And now for something completely different...
We were at a folk concert recently where the talented Meadows family was performing (you can learn more about them here: http://www.themeadowsband.co.uk/ ) and my friend Rosie Mai and I got very excited about a particular song that they sang called The Two Sisters as we know another version of this murder ballad. At the interval, I jokingly said that I would like to research this ballad in all its various forms and write about it on the blog and she thought that would be very interesting to read so here we are. She was correct. It has been fascinating to research this ballad. So, I thought, why not write about it? Perhaps others will find this interesting, too.
To quote our friend Chris Priestley: Are you crouching ominously? Then let’s begin.
What is a murder ballad?
According to Wikipedia:
Murder ballads are a subgenre of the traditional ballad form dealing with crime. Their lyrics form a narrative describing the events of a murder, often including the lead-up and/or aftermath. Like a regular ballad, they are often passed down orally.
The ballad I would like to discuss for the next several Mondays is a ballad entitled The Twa Sisters. This is one of the most well-known ballads. You find versions of it in Denmark, Iceland, Norway, Sweden as well as Scotland, Ireland, England, and other European countries. American versions can be found in the Appalachians as well.
The basic plot is there are two sisters who both love the same man. The eldest is often described as "dark" and the younger as "fair." Out of jealousy, the eldest pushes the youngest in the water where she drowns which allows the elder sister to marry the sweetheart. Many versions feature a supernatural element whereby the bones of the dead girl are turned into a musical instrument which sings the story of her murder, often in a way that brings punishment to the elder sister. The song also features a refrain in every stanza that ties the song together.
The earliest available text of this song was entitled The Miller and the King’s Daughter by James Smith and was published in 1656 in Musarum Deliciae (The Muses Recreation.) Sir Walter Scott collected a version for his 1802 edition of The Minstrelsy which was compiled from several versions including one taken down “from the memory of an old woman.” Scott made a few alterations to the refrain changing it from “Edinburgh, Edinburgh” to “Binnorie o Binnorie” which is the version I first came across in a reader that belonged to my seventh-grade English teacher.

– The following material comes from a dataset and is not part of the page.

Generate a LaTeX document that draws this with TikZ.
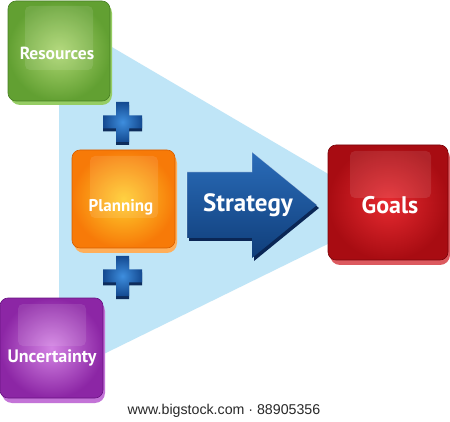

In the late nineteenth century, a Harvard professor named Francis James Child collected a canon of English language ballads that number 1-305 which he published as The English and Scottish Popular Ballads. He actually collected more than 305, but any variations on the same ballad were categorised under the same Child number. So, the ballad we will be looking at is classified as Child Ballad 10. He collected 21 different versions of this ballad with titles such as The Twa Sisters, The Bonny Milldams of Binnore, Minnore, The Cruel Sister, O the Wind and the Rain and the Bonny Bows of London. Each ballad collected was accompanied by extensive notes about where and how the song was collected as well as facts about the variation.
While Child collected the texts of 305 variations of ballads in his five-volume work, he did not include the tunes. American academic Bertrand Bronson took up where Child left off with his Traditional Tunes of the Child Ballads. Four large volumes were published between 1959 and 1972. Bronson brought together all the available tunes for each of Child’s 305 collected ballads with their texts and annotations. Many of the variations that I have researched owe their tune to this book although there have been a few adaptations borrowing refrains from other Child ballads, which we will explore further down the line.

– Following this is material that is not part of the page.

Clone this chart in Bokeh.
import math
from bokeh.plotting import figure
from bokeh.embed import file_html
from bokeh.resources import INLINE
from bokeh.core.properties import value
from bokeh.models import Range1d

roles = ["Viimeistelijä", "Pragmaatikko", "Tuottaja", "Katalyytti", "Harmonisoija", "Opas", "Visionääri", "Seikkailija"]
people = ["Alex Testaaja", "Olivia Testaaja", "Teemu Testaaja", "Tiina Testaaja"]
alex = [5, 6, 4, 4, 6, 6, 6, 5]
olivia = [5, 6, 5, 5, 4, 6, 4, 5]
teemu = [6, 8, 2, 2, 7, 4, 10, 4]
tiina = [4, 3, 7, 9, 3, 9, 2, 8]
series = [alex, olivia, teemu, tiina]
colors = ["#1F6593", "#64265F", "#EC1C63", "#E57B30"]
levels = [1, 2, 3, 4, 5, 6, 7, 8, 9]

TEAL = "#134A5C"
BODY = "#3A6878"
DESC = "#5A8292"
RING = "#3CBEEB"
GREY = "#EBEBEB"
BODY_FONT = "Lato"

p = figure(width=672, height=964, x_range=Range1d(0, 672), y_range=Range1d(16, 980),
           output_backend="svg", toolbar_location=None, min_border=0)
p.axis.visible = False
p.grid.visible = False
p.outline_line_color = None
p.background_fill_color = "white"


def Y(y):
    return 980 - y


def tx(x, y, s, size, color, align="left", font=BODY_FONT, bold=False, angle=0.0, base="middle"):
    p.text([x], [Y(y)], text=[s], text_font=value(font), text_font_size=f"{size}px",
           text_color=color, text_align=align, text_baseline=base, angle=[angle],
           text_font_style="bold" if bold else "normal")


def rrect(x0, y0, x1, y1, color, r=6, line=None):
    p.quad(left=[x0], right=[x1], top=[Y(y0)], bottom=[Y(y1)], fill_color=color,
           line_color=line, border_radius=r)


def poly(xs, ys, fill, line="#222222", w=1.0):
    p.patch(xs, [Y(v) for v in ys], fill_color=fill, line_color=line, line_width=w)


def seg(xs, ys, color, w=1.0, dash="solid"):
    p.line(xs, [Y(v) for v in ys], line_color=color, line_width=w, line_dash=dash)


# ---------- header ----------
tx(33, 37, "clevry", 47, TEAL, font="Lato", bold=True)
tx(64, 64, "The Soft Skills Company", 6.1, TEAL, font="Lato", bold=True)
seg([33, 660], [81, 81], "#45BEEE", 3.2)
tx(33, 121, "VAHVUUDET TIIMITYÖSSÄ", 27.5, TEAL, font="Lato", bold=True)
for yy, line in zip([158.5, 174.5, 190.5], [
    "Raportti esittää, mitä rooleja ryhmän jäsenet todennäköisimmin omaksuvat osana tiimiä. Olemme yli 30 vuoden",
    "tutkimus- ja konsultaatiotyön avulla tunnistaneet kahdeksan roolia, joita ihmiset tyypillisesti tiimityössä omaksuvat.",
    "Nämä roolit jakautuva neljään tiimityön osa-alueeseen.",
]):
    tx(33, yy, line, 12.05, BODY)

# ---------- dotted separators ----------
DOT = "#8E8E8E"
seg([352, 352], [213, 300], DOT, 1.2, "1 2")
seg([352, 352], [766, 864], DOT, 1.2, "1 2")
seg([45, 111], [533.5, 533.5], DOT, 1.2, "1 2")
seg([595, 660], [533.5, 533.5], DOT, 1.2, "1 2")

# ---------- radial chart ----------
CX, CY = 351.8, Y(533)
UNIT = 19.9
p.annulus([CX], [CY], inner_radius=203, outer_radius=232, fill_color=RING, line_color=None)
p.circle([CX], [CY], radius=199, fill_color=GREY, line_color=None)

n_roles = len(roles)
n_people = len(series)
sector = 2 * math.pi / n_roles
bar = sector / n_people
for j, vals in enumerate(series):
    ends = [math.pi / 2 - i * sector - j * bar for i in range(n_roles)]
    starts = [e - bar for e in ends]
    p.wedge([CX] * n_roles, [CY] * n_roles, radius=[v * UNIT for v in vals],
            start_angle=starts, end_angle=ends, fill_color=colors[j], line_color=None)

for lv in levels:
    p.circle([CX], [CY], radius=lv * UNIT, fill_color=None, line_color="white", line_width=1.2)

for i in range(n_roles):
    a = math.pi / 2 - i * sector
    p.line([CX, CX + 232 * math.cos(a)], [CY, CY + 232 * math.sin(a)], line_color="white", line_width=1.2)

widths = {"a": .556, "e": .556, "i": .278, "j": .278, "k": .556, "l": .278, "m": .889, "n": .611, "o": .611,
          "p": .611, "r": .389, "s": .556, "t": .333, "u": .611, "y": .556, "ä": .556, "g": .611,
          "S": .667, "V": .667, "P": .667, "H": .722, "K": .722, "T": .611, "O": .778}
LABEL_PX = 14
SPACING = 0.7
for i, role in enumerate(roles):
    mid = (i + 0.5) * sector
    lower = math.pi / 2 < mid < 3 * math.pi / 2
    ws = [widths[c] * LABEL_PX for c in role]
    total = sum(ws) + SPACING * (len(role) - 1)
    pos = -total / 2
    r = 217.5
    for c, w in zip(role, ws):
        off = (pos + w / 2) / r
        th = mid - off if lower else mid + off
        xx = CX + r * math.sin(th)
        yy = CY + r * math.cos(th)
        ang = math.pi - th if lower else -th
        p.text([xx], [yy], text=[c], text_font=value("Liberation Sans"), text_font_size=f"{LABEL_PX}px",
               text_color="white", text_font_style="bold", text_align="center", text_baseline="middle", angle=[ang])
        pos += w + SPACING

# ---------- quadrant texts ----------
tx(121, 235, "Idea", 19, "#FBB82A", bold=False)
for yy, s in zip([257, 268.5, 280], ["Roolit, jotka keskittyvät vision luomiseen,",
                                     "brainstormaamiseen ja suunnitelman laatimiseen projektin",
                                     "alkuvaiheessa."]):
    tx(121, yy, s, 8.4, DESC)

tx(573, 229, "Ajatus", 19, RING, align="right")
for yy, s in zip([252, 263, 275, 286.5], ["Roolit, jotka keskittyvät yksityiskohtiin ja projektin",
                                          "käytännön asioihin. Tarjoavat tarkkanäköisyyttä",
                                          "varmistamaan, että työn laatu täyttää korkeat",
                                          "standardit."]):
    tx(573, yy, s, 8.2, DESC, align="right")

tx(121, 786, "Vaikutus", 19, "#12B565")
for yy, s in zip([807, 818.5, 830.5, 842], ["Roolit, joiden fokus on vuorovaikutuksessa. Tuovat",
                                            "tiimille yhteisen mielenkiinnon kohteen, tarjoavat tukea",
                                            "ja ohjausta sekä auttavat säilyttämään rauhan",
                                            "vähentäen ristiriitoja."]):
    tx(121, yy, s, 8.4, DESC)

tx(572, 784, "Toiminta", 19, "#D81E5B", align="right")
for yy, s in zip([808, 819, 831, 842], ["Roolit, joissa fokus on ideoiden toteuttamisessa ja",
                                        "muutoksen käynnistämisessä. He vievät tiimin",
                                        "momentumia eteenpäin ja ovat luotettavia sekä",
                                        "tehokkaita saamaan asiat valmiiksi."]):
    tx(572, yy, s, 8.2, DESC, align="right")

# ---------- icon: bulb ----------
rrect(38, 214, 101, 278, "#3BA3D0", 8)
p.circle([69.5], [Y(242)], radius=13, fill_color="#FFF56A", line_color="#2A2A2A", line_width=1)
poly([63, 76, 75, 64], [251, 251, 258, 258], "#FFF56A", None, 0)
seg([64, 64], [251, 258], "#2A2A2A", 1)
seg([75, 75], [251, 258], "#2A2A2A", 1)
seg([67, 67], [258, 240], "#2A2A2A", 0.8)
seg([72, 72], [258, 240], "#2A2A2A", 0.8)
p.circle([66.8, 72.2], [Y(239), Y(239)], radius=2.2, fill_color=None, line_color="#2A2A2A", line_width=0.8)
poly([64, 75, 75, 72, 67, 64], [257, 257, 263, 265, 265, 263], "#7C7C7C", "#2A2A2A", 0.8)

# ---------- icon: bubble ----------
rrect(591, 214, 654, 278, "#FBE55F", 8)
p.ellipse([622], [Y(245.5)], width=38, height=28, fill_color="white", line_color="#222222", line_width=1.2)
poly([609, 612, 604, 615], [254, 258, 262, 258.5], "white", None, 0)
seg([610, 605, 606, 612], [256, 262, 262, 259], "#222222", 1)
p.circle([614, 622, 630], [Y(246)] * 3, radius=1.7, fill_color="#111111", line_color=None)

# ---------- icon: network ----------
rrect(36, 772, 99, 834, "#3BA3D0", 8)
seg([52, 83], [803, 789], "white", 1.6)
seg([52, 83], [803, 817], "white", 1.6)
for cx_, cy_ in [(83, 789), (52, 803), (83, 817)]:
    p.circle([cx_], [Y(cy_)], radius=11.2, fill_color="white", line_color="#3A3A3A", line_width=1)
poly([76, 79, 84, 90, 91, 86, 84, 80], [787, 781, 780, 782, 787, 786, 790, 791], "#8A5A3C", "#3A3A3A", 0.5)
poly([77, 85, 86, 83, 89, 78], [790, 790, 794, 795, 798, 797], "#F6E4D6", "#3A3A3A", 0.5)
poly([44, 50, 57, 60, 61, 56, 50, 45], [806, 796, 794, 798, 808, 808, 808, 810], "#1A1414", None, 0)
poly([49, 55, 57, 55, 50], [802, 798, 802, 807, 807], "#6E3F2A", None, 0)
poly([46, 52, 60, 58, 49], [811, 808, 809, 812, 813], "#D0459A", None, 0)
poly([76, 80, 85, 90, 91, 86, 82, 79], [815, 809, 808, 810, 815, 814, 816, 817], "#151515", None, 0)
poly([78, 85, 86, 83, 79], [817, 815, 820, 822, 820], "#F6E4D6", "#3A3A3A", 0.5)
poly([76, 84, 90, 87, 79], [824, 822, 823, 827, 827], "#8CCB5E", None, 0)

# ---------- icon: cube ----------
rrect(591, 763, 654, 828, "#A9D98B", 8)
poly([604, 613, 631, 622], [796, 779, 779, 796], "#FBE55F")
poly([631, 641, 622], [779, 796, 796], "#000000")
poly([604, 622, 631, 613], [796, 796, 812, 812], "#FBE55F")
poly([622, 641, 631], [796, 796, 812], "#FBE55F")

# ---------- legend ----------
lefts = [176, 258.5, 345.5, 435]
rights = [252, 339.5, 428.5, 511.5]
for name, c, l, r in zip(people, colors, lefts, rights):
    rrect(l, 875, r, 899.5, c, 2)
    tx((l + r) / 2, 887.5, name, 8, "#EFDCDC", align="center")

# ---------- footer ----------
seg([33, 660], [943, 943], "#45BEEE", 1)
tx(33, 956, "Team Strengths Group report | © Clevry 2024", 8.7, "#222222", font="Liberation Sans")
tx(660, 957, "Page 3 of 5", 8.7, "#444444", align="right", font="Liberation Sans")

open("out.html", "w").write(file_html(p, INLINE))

Over the next few weeks I plan to show you several versions of Child ballad 10 and compare them to the original source that I first came across in 1981 which was a condensed and slightly anglicised version of Walter Scott’s version of Binnorie. Each week, I will tell you what I have learned about the variation, show you a chart highlighting similar themes in the ballad compared to other variations and play you a video of someone singing that particular version.